A young Cuban surprised her family by arriving home in Cuba for Mother's Day, leading to an emotional reunion with her mother that touched thousands of followers on TikTok.
The video, published last Tuesday by the user @dani_mir_glez02, shows how the young woman arrives home and finds no one there.
The reunion takes place outside the house: her mother had gone out to run an errand, and they unexpectedly come across each other on the street, in a scene filled with emotion.
In the description of the clip, the protagonist summarized the sentiment of an entire diaspora with a phrase: "In fact, there will always be an island, a home, a hug that I will always want to return to."
The video has accumulated nearly 19,000 views and over 1,000 reactions, with dozens of comments from Cubans who resonated with the scene.
This reunion is part of a trend that has solidified on TikTok in recent months, especially around Mother's Day, when emigrated Cubans return to the island as a surprise and document their embrace with their families.
In the weeks leading up to the celebration, another Cuban surprised his mother after four years of not seeing each other, and his video surpassed 710,000 views on TikTok.
A Cuban residing in Uruguay returned to the island after almost three years and gathered over 407,000 views, while the Cuban @daimylydom returned secretly after three years and documented the reunions with her entire family.
Another Cuban embraced her daughter during a blackout, illuminated only by the flashlights of their mobile phones, in an image that encapsulated the harshness of separation and the strength of reunion.
Behind each of these videos lies a significant reality: more than a million Cubans are believed to have left the island since 2021, according to journalistic estimates, reducing the effective population from 11.3 million to between 8.6 and 8.8 million.

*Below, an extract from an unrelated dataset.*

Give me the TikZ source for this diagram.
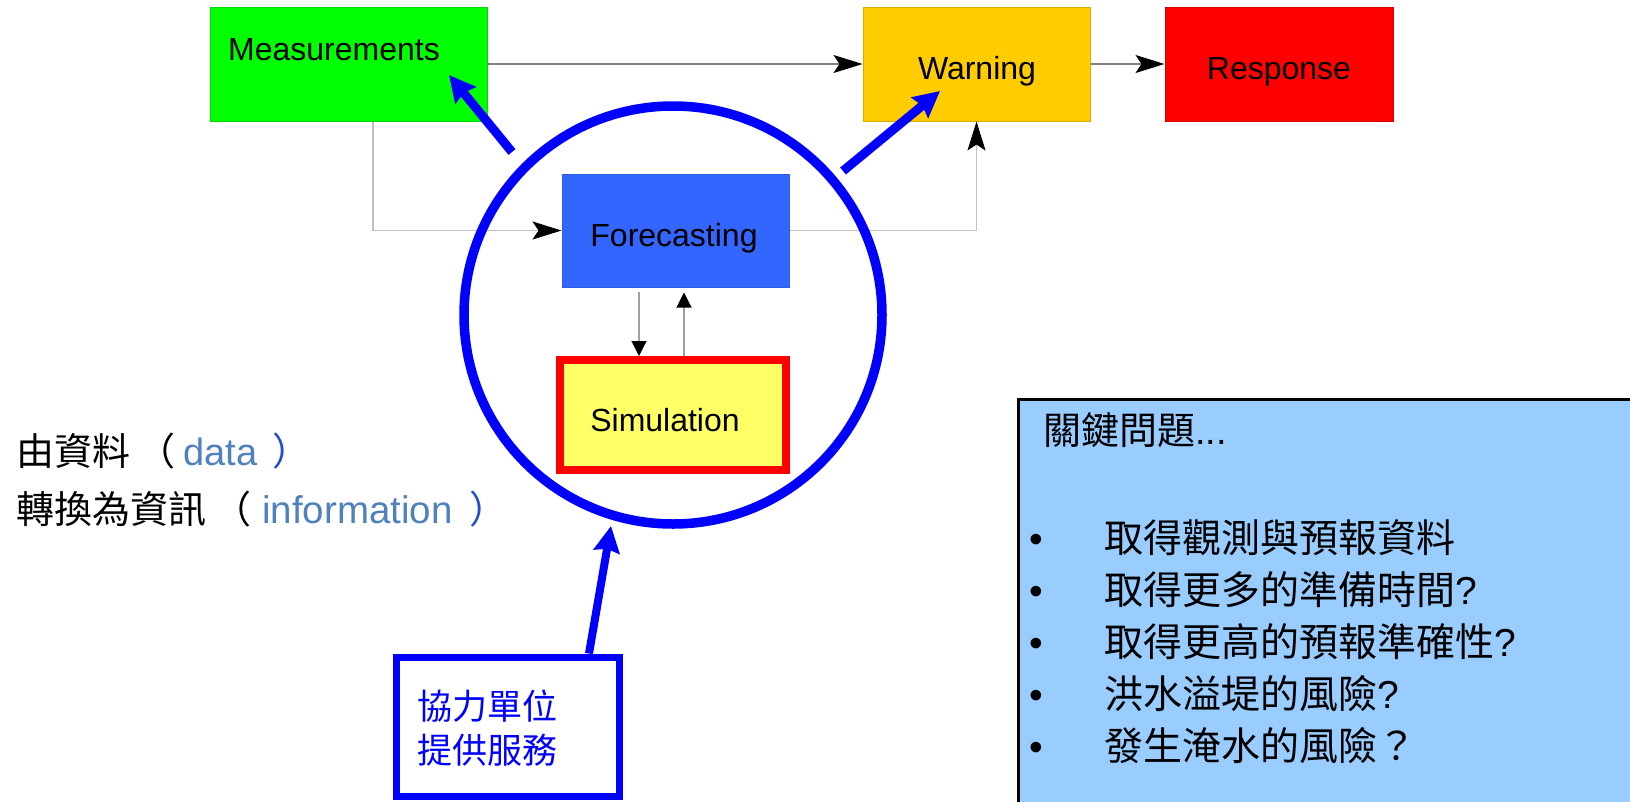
\documentclass[tikz,border=0pt]{standalone}
\usepackage{fontspec}
\setmainfont{Liberation Sans}
\newfontfamily\cjk{Noto Sans CJK TC}
\usetikzlibrary{arrows.meta,calc}

\definecolor{measGreen}{HTML}{00FF00}
\definecolor{warnAmber}{HTML}{FFCC00}
\definecolor{respRed}{HTML}{FF0000}
\definecolor{foreBlue}{HTML}{3366FF}
\definecolor{simYellow}{HTML}{FFFF66}
\definecolor{ringBlue}{HTML}{0000FF}
\definecolor{noteBlue}{HTML}{99CCFF}
\definecolor{dataBlue}{HTML}{4F81BD}
\definecolor{parenBlue}{HTML}{1F4FCC}
\definecolor{linkGray}{HTML}{808080}
\definecolor{paleGray}{HTML}{C0C0C0}
\definecolor{stemGray}{HTML}{A0A0A0}

\begin{document}
\begin{tikzpicture}[x=1pt,y=-1pt,
  stage/.style={rectangle, inner sep=0pt, line width=1pt,
    minimum width=227pt, minimum height=114pt},
  boxtext/.style={inner sep=0pt, font=\fontsize{32}{38}\selectfont},
  sidetext/.style={inner sep=0pt, anchor=base west, font=\fontsize{38}{46}\selectfont},
  notetext/.style={inner sep=0pt, anchor=base west, font=\fontsize{39}{52}\selectfont},
  cooptext/.style={inner sep=0pt, anchor=base west, text=ringBlue,
    font=\cjk\fontsize{35}{44}\selectfont},
  flow/.style={draw=linkGray, line width=1.1pt,
    -{Stealth[length=29pt,width=18pt,inset=6pt,color=black]}},
  paleflow/.style={flow, draw=paleGray},
  stem/.style={draw=stemGray, line width=1.1pt,
    -{Triangle[length=15pt,width=15pt,color=black]}},
  ringarrow/.style={draw=ringBlue, line width=9pt,
    -{Stealth[length=26pt,width=26pt,inset=3pt]}}
]
\path[use as bounding box, clip] (0,0) rectangle (1630,801);

% process stages
\node[stage, fill=measGreen, draw=measGreen!85!black, minimum width=277pt] (meas) at (348.5,64) {};
\node[stage, fill=warnAmber, draw=warnAmber!85!black] (warn) at (976.5,64) {};
\node[stage, fill=respRed, draw=respRed!85!black, minimum width=228pt] (resp) at (1279,64) {};
\node[stage, fill=foreBlue, draw=foreBlue!90!black, minimum height=113pt] (fore) at (675.5,230.5) {};
\node[rectangle, inner sep=0pt, fill=simYellow, draw=respRed, line width=8pt,
  minimum width=226pt, minimum height=110pt] (sim) at (673,415) {};

\node[boxtext, anchor=base west] (measText) at (228,60) {Measurements};
\node[boxtext, anchor=base] (warnText) at (977,79) {Warning};
\node[boxtext, anchor=base] (respText) at (1279,79) {Response};
\node[boxtext, anchor=base] (foreText) at (674,246) {Forecasting};
\node[boxtext, anchor=base] (simText) at (665,431) {Simulation};

% thin flow connectors
\coordinate (tapX) at (373,0);
\coordinate (downX) at (639,0);
\coordinate (upX) at (684,0);
\draw[flow] (meas.east) -- (warn.west);
\draw[flow] (warn.east) -- (resp.west);
\draw[paleflow] (meas.south -| tapX) |- (fore.west);
\draw[paleflow] (fore.east) -| (warn.south);
\draw[stem, shorten <=4pt] (fore.south -| downX) -- (sim.north -| downX);
\draw[stem, shorten >=5pt] (sim.north -| upX) -- (fore.south -| upX);

% ring around the forecasting core
\node[circle, draw=ringBlue, line width=9.5pt, inner sep=0pt, minimum size=418pt] (core) at (673,315) {};

% partner box
\node[rectangle, draw=ringBlue, line width=7pt, inner sep=0pt,
  minimum width=223pt, minimum height=139pt] (coop) at (507.5,726.5) {};
\node[cooptext] (coopA) at (417,719) {協力單位};
\node[cooptext] (coopB) at (417,763) {提供服務};

% thick blue arrows
\coordinate (mTail) at (512,152);
\coordinate (mTip) at (449,75);
\coordinate (wTail) at (843,171);
\coordinate (wTip) at (940,91);
\coordinate (cTailX) at (589,0);
\coordinate (cTip) at (611,526);
\draw[ringarrow] (mTail) -- (mTip);
\draw[ringarrow] (wTail) -- (wTip);
\draw[ringarrow, line width=8pt] (coop.north -| cTailX) -- (cTip);

% side caption
\node[sidetext] (capA) at (16,465)
  {{\cjk 由資料}\hspace{7pt}{\cjk （}\hspace{8pt}{\color{dataBlue}data}\hspace{15pt}{\cjk\color{parenBlue}）}};
\node[sidetext] (capB) at (16,523)
  {{\cjk 轉換為資訊}\hspace{7pt}{\cjk （}\hspace{11pt}{\color{dataBlue}\fontsize{38.5}{46}\selectfont information}\hspace{17pt}{\cjk\color{parenBlue}）}};

% key questions panel
\node[rectangle, draw=black, fill=noteBlue, line width=2.5pt, inner sep=0pt,
  anchor=north west, minimum width=660pt, minimum height=440pt] (keys) at (1017,398) {};
\node[inner sep=0pt, anchor=base west, font=\fontsize{38}{46}\selectfont] (keyTitle) at (1043,444)
  {{\cjk 關鍵問題}...};
\node[notetext, anchor=base] (dotA) at (1036,552) {•};
\node[notetext, anchor=base] (dotB) at (1036,604) {•};
\node[notetext, anchor=base] (dotC) at (1036,656) {•};
\node[notetext, anchor=base] (dotD) at (1036,708) {•};
\node[notetext, anchor=base] (dotE) at (1036,760) {•};
\node[notetext] (qA) at (1104,552) {{\cjk 取得觀測與預報資料}};
\node[notetext] (qB) at (1104,604) {{\cjk 取得更多的準備時間}?};
\node[notetext] (qC) at (1104,656) {{\cjk 取得更高的預報準確性}?};
\node[notetext] (qD) at (1104,708) {{\cjk 洪水溢堤的風險}?};
\node[notetext] (qE) at (1104,760) {{\cjk 發生淹水的風險？}};
\end{tikzpicture}
\end{document}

That massive separation turns every return into an event that social media amplifies, transforming it into a collective symbol of the pain and hope of a nation divided between the island and the world.
Each embrace captured in a doorway, on a street, or under the darkness of a blackout is, for thousands of Cubans in the diaspora, a reminder of what they left behind and the reason they continue to dream of returning.